Zamanımızın güncel bir gençlik ideali için yine münevver şair Sezai Karakoç’un metafizik bir dünya görüşünün temellendirdiği birey tahayyülü olan Taha, bilgiyi insani yaratılışın hikmet boyutundan başlatıp ontolojik yaratılışa atfettiği mistik yanıyla açığa çıkar. Taha, saldırı altındaki insanlığın yükselme ve kurtuluş taksonomisini Hz. Peygamber devrine mahsus bir bilinç düzeyinde tahayyül edilmiştir. Karakoç’un ideal insan tipi Taha, bir madde medeniyeti olan Batı’nın ürettiği değer alanında sıkışmış bir tasarımdır. Taha, Diriliş düşüncesinin bir neferi olarak dirilir ve kendini zorunlu bir ontolojik gerçekliğin içinde bulur. Geleneğin ve hanif bir ilahi öğretinin izleri Taha’yı uyanma aşamasında terbiye eder. Taha’nın hemen karşısında bulduğu gelenek Peygamber kokulu üst bir ahlâk ve şuurun izlerini yansıtır. Bu şuuru metafizik açıdan çevreleyen ontoloji, hiç bitmeyen, hiç yorulmayan ve hiç ölmeyen bir bilgiyi barındırır. Kâinatı kendi gözünden ve kendi yaratılışının öteki merceğinden algılayan Taha, vahyin sağlam bilgisini daha kâinatı izlemeye başladığı andan itibaren hisseder.

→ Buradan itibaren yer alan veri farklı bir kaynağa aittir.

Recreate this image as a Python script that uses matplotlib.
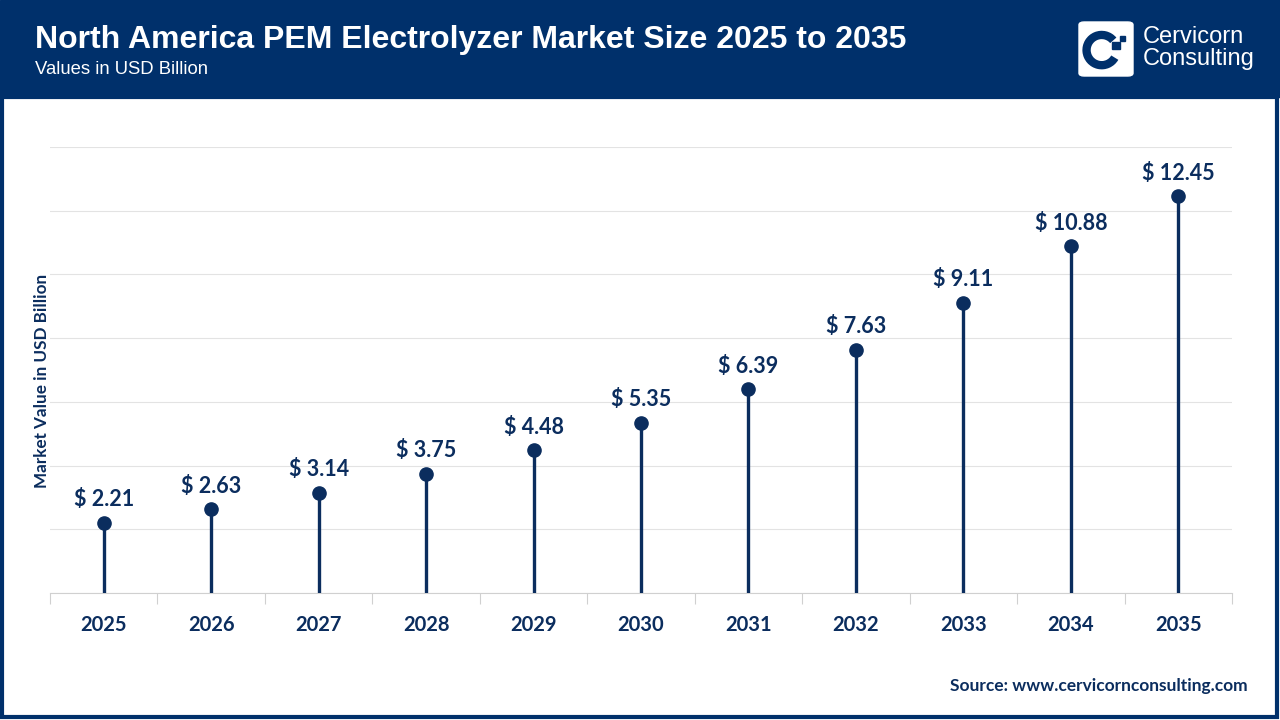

Taha, metafizik bilgiyi sağlam bir geleneğin şuurlu takip edicisi olarak arayan bir ontolojik kararlılıktır. Kitabi bilgilerin uçuculuğu çağımızın en temel anti-pedagojik yanını temsil eder. Böyle düşünüldüğünde Taha bir Peygamber modellemesi ve bulgulamasıyla olaylara yaklaşır. Bozulmanın nerde biteceği Taha adına müphemdir fakat nerde başladığı İslâm metafiziğinde bellidir. İdealin yeniden dirileceği ve yüksek bir hikmet olgusuyla yeniden gelişi, şuurlu nesillerin göğüs gereceği bir mücadelenin sonucunda olacaktır. İşte böylelikle söylenebilir ki “Diriliş” köktenci bir nesil hareketi olarak metafizik bir kararlılık ve devamlılığın içsel sonuçlarıyla ümit edilebilir durumdadır.

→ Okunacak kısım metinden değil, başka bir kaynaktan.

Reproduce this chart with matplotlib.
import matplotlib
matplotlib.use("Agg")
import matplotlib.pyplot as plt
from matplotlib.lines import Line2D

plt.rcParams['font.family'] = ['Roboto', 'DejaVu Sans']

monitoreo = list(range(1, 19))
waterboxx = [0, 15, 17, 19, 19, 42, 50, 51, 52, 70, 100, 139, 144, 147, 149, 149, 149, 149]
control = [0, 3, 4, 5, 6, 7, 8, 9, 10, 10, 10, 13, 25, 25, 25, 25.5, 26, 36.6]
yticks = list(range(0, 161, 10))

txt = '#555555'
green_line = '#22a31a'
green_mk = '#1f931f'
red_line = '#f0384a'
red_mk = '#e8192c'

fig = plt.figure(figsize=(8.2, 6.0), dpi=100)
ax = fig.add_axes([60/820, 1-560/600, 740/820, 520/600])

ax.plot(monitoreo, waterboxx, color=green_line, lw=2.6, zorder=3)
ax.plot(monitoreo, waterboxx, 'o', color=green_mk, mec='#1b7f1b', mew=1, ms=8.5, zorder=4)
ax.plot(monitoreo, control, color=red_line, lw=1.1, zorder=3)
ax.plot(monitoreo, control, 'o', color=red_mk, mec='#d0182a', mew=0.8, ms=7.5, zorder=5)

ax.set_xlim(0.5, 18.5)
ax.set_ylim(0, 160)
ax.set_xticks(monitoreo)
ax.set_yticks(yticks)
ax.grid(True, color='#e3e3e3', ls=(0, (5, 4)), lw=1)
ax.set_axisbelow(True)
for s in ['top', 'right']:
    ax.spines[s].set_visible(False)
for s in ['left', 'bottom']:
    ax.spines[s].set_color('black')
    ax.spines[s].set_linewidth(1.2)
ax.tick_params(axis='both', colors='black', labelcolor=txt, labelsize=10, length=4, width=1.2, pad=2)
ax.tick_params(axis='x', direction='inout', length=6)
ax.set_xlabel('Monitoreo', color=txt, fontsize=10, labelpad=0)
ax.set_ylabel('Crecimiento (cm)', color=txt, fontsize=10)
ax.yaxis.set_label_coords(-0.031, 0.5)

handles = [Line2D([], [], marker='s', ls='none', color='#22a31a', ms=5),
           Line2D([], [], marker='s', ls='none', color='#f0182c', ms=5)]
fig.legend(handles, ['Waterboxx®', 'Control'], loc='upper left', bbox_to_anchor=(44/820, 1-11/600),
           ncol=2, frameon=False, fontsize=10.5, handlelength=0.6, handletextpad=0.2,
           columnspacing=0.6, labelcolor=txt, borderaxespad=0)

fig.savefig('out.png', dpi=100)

Sonuç olarak güncel zamanlarımızın madde ile olan imtihanı, bozuluşun hem bilinç dünyamıza ait bir problem oluşu hem de dış dünyadaki dijitalleşen, pragmatikleşen ve profanlaşan bir olgu olduğu hesaba katılırsa; şuurlu oluşun ilk izafe edileceği hedefin gençlik olduğu lüzumu, görmezden gelinemeyecek bir hakikat olarak karşımıza çıkarır. Şuur, tahammül edilemeyen seküler dünyanın bozucu argümanlarına karşı, sağlamlığını genç zihinlerden alabilecek bir savunma hattıdır. Orası kaybedildiğinde toplumun çökmesi ve bozulması da uzun sürmeyecektir. İşte Anadolu mayasını oluşturan Yesevî hikmetleri, Mevlânâ öğütleri, Âkif aksiyonu, nesilleri ikmal ve ihyâ edecek ideal davranış prensiplerinin üst modelleri olarak tarihsel bellekte sıcak kalması gereken milli bir zorunluluktur. Bu tarihsel mukem temeller, Büyük Doğu ırmağında Necip Fazıl’da Rahmani kilitleri kurcalayarak, şuurlu bir medeniyet kimliğinde ısrar eder. Ve sonrasında Sezai Karakoç’a tevarüs eden miras ise Müslüman milletin gece ve gündüz söylenegelmiş mistik şarkılarında kimi zaman bir duaya, kimi zaman Diriliş ahenginin zamansız sancılarına gebedir.
Dolayısıyla dünyayı değiştirecek cesaret, ötekine mebni kuvveti bireysel olarak ortaya çıkarmak değil nesilleri yeniden diriltecek özveri ve fedakârlığı sergileyebilmek adına Müslümanca kendini feda etmektir. Çünkü yarının medeniyeti bugünün genç nesilleri tarafından inşa edilecektir.